Der Markenkern der CDU ist es, das zu tun was gerade als vernünftig erscheint, als geboten, egal wie unangenehm es sein mag. Das ist das simple Geheimnis ihres Erfolgs, denn damit sind sie unglaublich nah an der Alltagserfahrung aller Menschen. Die CDU betreibt in ihrer Außendarstellung Politik wie andere Menschen Haushaltsarbeit: ein dreckiges Geschäft, aber man muss es halt machen um das Haus in Ordnung zu halten. Und genau aus diesem Grund, aus dieser Mentalität heraus, konnte und kann die CDU ungestraft Politik gegen die Mehrheitsmeinung machen, wo die SPD oder die Grünen längst historische Einbrüche in der Wählergunst verzeichnen würden. Menschen, die die CDU wählen, wissen dass die Politik nicht mit ihren Präferenzen übereinstimmt oder schlecht für sie ist. Sie sind aber überzeugt, dass sie das Gebotene ist, und dass man das eben schlucken muss. Angela Merkels Unwort "alternativlos" fasst das in einem Wort fast perfekt zusammen. Es ist diese scheinbare Alternativloskeit, gegen die die anderen Parteien einfach nicht ankommen. 

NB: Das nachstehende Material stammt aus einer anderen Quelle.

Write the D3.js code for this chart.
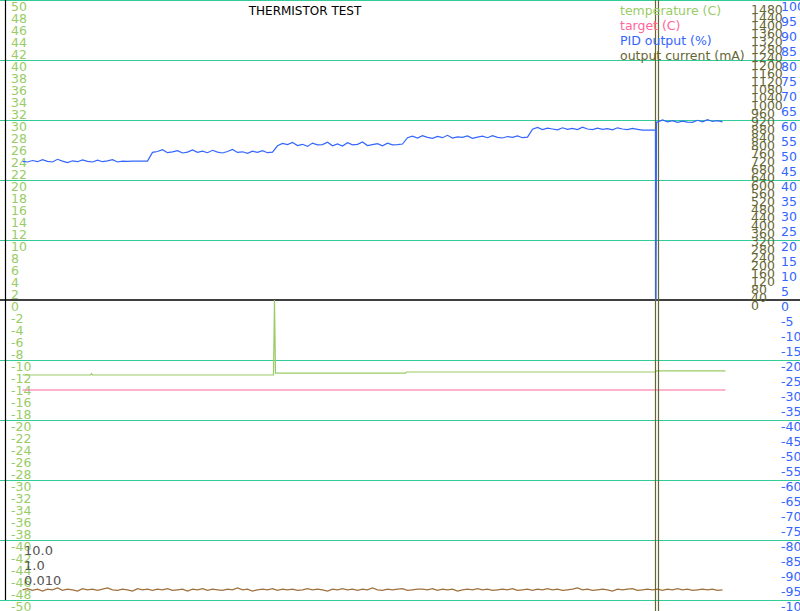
<!DOCTYPE html>
<html>
<head>
    <title>Thermistor test</title>
    <script src="https://d3js.org/d3.v7.min.js"></script>
    <style>
        body { margin: 0; background: #fff; }
        svg { display: block; font-family: "DejaVu Sans", sans-serif; }
    </style>
</head>
<body>
    <svg id="chart"></svg>
    <script>
        const width = 800;
        const height = 611;

        // sample period of the logged series (s)
        const samplePeriod = 5;
        const runLength = 703;

        // PID output (%), one value per sample
        const pidValues = [
            46.2, 46.0, 46.5, 46.1, 46.8, 46.2, 46.0, 46.9, 46.3, 45.8, 46.4, 46.1, 46.7, 46.2, 46.0, 46.6, 46.1, 46.4, 46.8, 46.0, 46.3, 46.2, 46.3, 46.3, 46.3, 46.3,
            49.2, 49.5, 50.1, 49.1, 49.4, 49.8, 49.0, 49.3, 50.0, 49.2, 49.6, 49.1, 49.9, 49.3, 49.0, 49.5, 50.2, 49.2, 49.4, 48.9, 49.6, 49.2, 49.8, 49.1, 49.3,
            51.4, 52.2, 51.8, 52.5, 51.5, 51.9, 51.2, 52.3, 51.7, 51.8, 52.6, 51.4, 52.0, 51.3, 52.4, 51.7, 51.9, 52.7, 51.5, 51.8, 52.1, 51.4, 52.3, 51.7, 51.8, 52.0,
            54.1, 54.6, 54.0, 54.8, 54.2, 53.9, 54.5, 54.1, 54.9, 54.0, 54.4, 54.2, 54.7, 53.9, 54.3, 54.6, 54.1, 54.8, 54.2, 54.0, 54.5, 54.2, 54.7, 54.1, 54.3,
            56.9, 57.5, 56.8, 57.3, 57.0, 56.7, 57.4, 56.9, 57.2, 56.8, 57.6, 57.0, 56.8, 57.3, 56.9, 57.1, 56.7, 57.4, 57.0, 56.8, 57.2, 56.9, 56.6, 56.6, 56.6,
            59.3, 60.0, 59.4, 59.8, 59.2, 59.6, 59.3, 59.2, 59.9, 59.4, 60.1, 59.5, 59.8, 59.4
        ];
        // PID dropout glitch [t, %]
        const pidDropout = [[633, 56.6], [633.5, 0], [634, 59.3]];

        // temperature (C) as [t, value]
        const temperature = [
            [0, -12.5], [68, -12.5], [69, -12.3], [70, -12.5], [251, -12.5], [252, 0], [253, -12.2],
            [383, -12.2], [384, -12.0], [633, -12.0], [634, -11.8], [703, -11.8]
        ];

        // target (C) as [t, value]
        const target = [[0, -15], [703, -15]];

        // output current (mA) as [t, value]
        const current = [[0, -2000], [633, -2000], [633, 3000], [636, 3000], [636, -2000], [703, -2000]];

        // bottom trace (plotted on temperature axis), one value per sample
        const ripple = [
            -48.3, -48.1, -48.4, -48.2, -48.5, -48.2, -48.3, -48.0, -48.4, -48.2, -48.3, -48.5, -48.1, -48.3, -48.2, -48.4, -48.2, -48.0, -48.3, -48.4,
            -48.2, -48.3, -48.5, -48.1, -48.3, -48.2, -48.4, -48.2, -48.3, -48.1, -48.4, -48.3, -48.2, -48.5, -48.2, -48.3, -48.1, -48.4, -48.2, -48.3,
            -48.4, -48.2, -48.3, -48.0, -48.3, -48.2, -48.5, -48.3, -48.2, -48.3, -48.1, -48.4, -48.2, -48.3, -48.2, -48.4, -48.3, -48.1, -48.3, -48.2,
            -48.3, -48.5, -48.2, -48.3, -48.1, -48.3, -48.2, -48.4, -48.2, -48.3, -48.0, -48.3, -48.4, -48.2, -48.3, -48.2, -48.1, -48.4, -48.3, -48.2,
            -48.2, -48.3, -48.1, -48.4, -48.2, -48.3, -48.2, -48.5, -48.3, -48.2, -48.3, -48.1, -48.3, -48.2, -48.4, -48.3, -48.2, -48.3, -48.1, -48.4,
            -48.3, -48.2, -48.4, -48.2, -48.3, -48.1, -48.3, -48.2, -48.4, -48.3, -48.2, -48.0, -48.3, -48.2, -48.4, -48.3, -48.2, -48.3, -48.5, -48.2,
            -48.3, -48.2, -48.1, -48.4, -48.3, -48.2, -48.3, -48.2, -48.4, -48.2, -48.3, -48.1, -48.3, -48.2, -48.4, -48.3, -48.2, -48.3, -48.2, -48.4, -48.3
        ];

        // PID gains shown in the corner
        const gainLabels = ["10.0", "1.0", "0.010"];

        const legendItems = [
            { label: "temperature (C)", color: "#99cc66" },
            { label: "target (C)", color: "#ff6699" },
            { label: "PID output (%)", color: "#3366ff" },
            { label: "output current (mA)", color: "#666633" }
        ];

        const tempTicks = d3.range(-50, 51, 2);
        const pidTicks = d3.range(-100, 101, 5);
        const currentTicks = d3.range(0, 1481, 40);
        const gridTicks = d3.range(-50, 51, 10);

        const svg = d3.select("#chart")
            .attr("width", width)
            .attr("height", height);

        const x = d3.scaleLinear().domain([0, runLength]).range([22.5, 725.5]);
        const yTemp = d3.scaleLinear().domain([-50, 50]).range([600, 0]);
        const yPid = d3.scaleLinear().domain([-100, 100]).range([600, 0]);
        const yCur = d3.scaleLinear().domain([0, 1500]).range([300, 0]);

        // grid
        svg.append("g").selectAll("line")
            .data(gridTicks.filter(d => d !== 0))
            .enter().append("line")
            .attr("x1", 0).attr("x2", width)
            .attr("y1", d => yTemp(d) + 0.5).attr("y2", d => yTemp(d) + 0.5)
            .style("stroke", "#33cc99")
            .style("stroke-width", 1);

        svg.append("line")
            .attr("x1", 0).attr("x2", width)
            .attr("y1", yTemp(0)).attr("y2", yTemp(0))
            .style("stroke", "#000")
            .style("stroke-width", 1.5);

        svg.append("line")
            .attr("x1", 5.5).attr("x2", 5.5)
            .attr("y1", 0).attr("y2", 600)
            .style("stroke", "#000")
            .style("stroke-width", 1.2);

        // axis labels
        svg.append("g").selectAll("text")
            .data(tempTicks)
            .enter().append("text")
            .attr("x", 11)
            .attr("y", d => yTemp(d) + 11)
            .style("font-size", "12.5px")
            .style("fill", "#99cc66")
            .text(d => d);

        svg.append("g").selectAll("text")
            .data(currentTicks)
            .enter().append("text")
            .attr("x", 751)
            .attr("y", d => yCur(d) + 10)
            .style("font-size", "12.5px")
            .style("fill", "#666633")
            .text(d => d);

        svg.append("g").selectAll("text")
            .data(pidTicks)
            .enter().append("text")
            .attr("x", 781)
            .attr("y", d => yPid(d) + 11)
            .style("font-size", "12.5px")
            .style("fill", "#3366ff")
            .text(d => d);

        // series
        const tempLine = d3.line().x(d => x(d[0])).y(d => yTemp(d[1]));
        const pidLine = d3.line().x(d => x(d[0])).y(d => yPid(d[1]));
        const curLine = d3.line().x(d => x(d[0])).y(d => yCur(d[1]));

        const pidPoints = pidValues.map((v, i) => [i * samplePeriod, v])
            .concat(pidDropout)
            .sort((a, b) => a[0] - b[0]);
        const ripplePoints = ripple.map((v, i) => [i * samplePeriod, v]);

        svg.append("path")
            .attr("d", tempLine(ripplePoints))
            .style("fill", "none")
            .style("stroke", "#a0703c")
            .style("stroke-width", 1.2);

        svg.append("path")
            .attr("d", tempLine(target))
            .style("fill", "none")
            .style("stroke", "#ff6699")
            .style("stroke-width", 1.2);

        svg.append("path")
            .attr("d", tempLine(temperature))
            .style("fill", "none")
            .style("stroke", "#99cc66")
            .style("stroke-width", 1.2);

        svg.append("path")
            .attr("d", curLine(current))
            .style("fill", "none")
            .style("stroke", "#666633")
            .style("stroke-width", 1.2);

        svg.append("path")
            .attr("d", pidLine(pidPoints))
            .style("fill", "none")
            .style("stroke", "#3366ff")
            .style("stroke-width", 1.2);

        // title
        svg.append("text")
            .attr("x", 305)
            .attr("y", 15)
            .attr("text-anchor", "middle")
            .style("font-size", "12px")
            .style("fill", "#000")
            .text("THERMISTOR TEST");

        // legend
        svg.append("g").selectAll("text")
            .data(legendItems)
            .enter().append("text")
            .attr("x", 620)
            .attr("y", (d, i) => 15 + i * 15)
            .style("font-size", "12.5px")
            .style("fill", d => d.color)
            .text(d => d.label);

        // gains
        svg.append("g").selectAll("text")
            .data(gainLabels)
            .enter().append("text")
            .attr("x", 24)
            .attr("y", (d, i) => 555 + i * 15)
            .style("font-size", "13px")
            .style("fill", "#555")
            .text(d => d);
    </script>
</body>
</html>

Deswegen kann die CDU auch Umschwünge durchführen, die anderen Parteien das Genick brächen oder sie doch vor erhebliche Schmerzen stellten. Die SPD brauchte ein Jahrzehnt, um sich zu den Godesberger Thesen durchzuringen, und ein weiteres, um sie durchzusetzen. Die CDU hat ihre Familienpolitik innerhalb einer Legislaturperiode fast vom Kopf auf die Füße gestellt. Sie hat innerhalb von Wochen ihre Energiepolitik gedreht. Sie hat die Wehrpflicht innrhalb eines halben Jahres beseitigt. Und sie wird nun in wenigen Wochen ihre Position zu Mindestlöhnen drehen. Und das wird ihr gelingen, weil sie den Zeitgeist auf ihrer Seite weiß. Es ist alternativlos. Es ist vernünftig. Es ist geboten. Genauso problemlos wird die CDU den Vertrag von Maastricht oder Lissabon in vorher sakrosankten Punkten ignorieren, sie wird die Bundeswehr aus Afghanistan zurückziehen und sie wird die Finanztransaktionssteuer einführen. Nur, und das ist die andere Seite der Medaille, sie wird damit auch immer ein bisschen zu spät sein. Es gibt aber Zeiten, in denen Politik vorangehen muss, neue Wege aufzeigen, Visionen entwickeln und den Menschen davonlaufen. Das sind Zeiten, in denen es Alternativen gibt, in denen man sie debattieren und entwickeln muss. Es sind die Zeiten der progressiven Linken.